After completing this chapter, you should be able to:
Understand the F-distribution and its relationship to ANOVA
Perform and interpret one-way ANOVA
Check and validate ANOVA assumptions
Conduct post-hoc analyses when appropriate
Choose between parametric and non-parametric methods
Lecture Notes: Chapter 16 – Analysis of Variance (ANOVA)
Introduction to ANOVA
Analysis of Variance (ANOVA) is a statistical method used to compare the means of three or more groups simultaneously. While a t-test can compare two means, performing multiple t-tests to compare many groups increases the risk of making a Type I error (incorrectly rejecting the null hypothesis). ANOVA uses an F-test to determine if there is a significant difference between the means of the groups being compared by examining the ratio of variability between groups to variability within groups.
Section 1: The F-Distribution
The F-distribution is a probability distribution used in ANOVA and other statistical tests. Use the sliders below to explore how different degrees of freedom affect the shape of the distribution:
Quick R Commands for F-distribution Analysis
# Critical F-value (right-tailed)
qf(p = 0.95, df1 = 2, df2 = 6) # α = 0.05
# P-value from F-statistic
1 - pf(1.69, df1 = 2, df2 = 6) # Right-tailed test
# F-distribution density at specific point
df(x = 1.69, df1 = 2, df2 = 6)
# Plotting F-distribution
curve(df(x, df1 = 2, df2 = 6), from = 0, to = 6,
main = "F-distribution (df1=2, df2=6)")
abline(v = qf(0.95, 2, 6), col = "red", lty = 2) # Add critical value
Key Functions:
qf() - Find critical F-value
pf() - Find cumulative probability
df() - F-distribution density
curve() - Plot the distribution
Section 2: One-Way ANOVA Framework
One-Way ANOVA is used when you have one categorical independent variable (factor) with three or more levels (groups) and one quantitative dependent variable. The test determines if there is a statistically significant difference between the means of these groups.

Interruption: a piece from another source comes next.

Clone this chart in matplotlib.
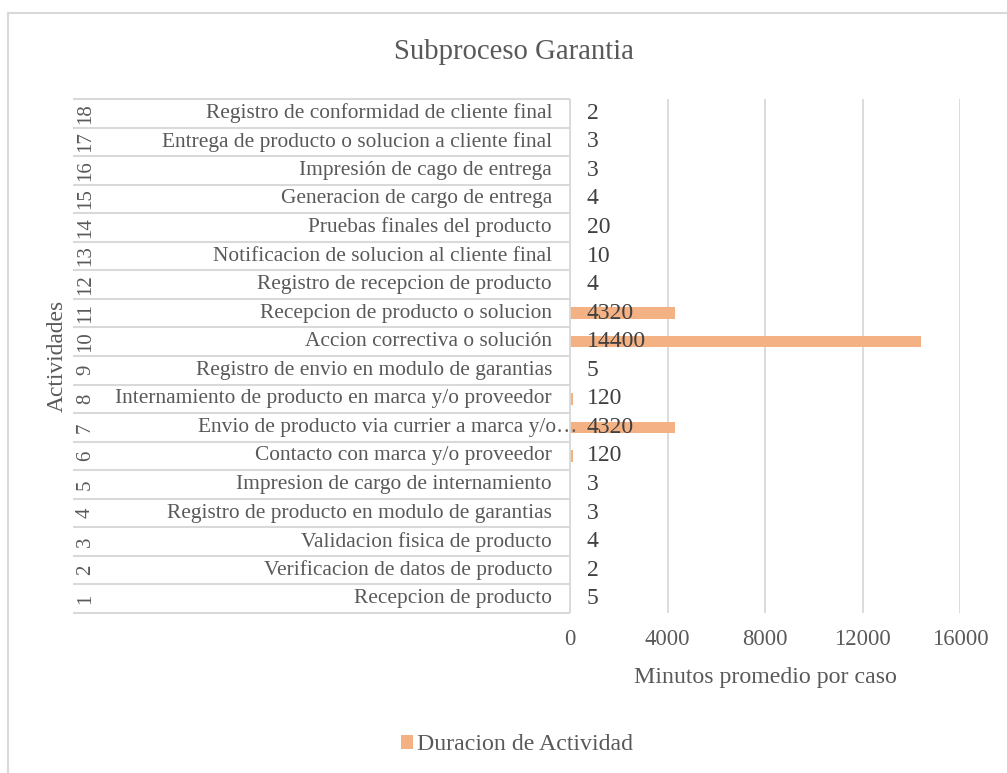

Assumptions for One-Way ANOVA:
For the results of a one-way ANOVA to be valid, the following assumptions should ideally be met:
Independence: The samples are simple random samples, and observations within and between groups are independent. This is crucial and often depends on the study design.
Normality: The population from which each group sample is drawn is approximately normally distributed. This assumption is less critical with larger sample sizes due to the Central Limit Theorem.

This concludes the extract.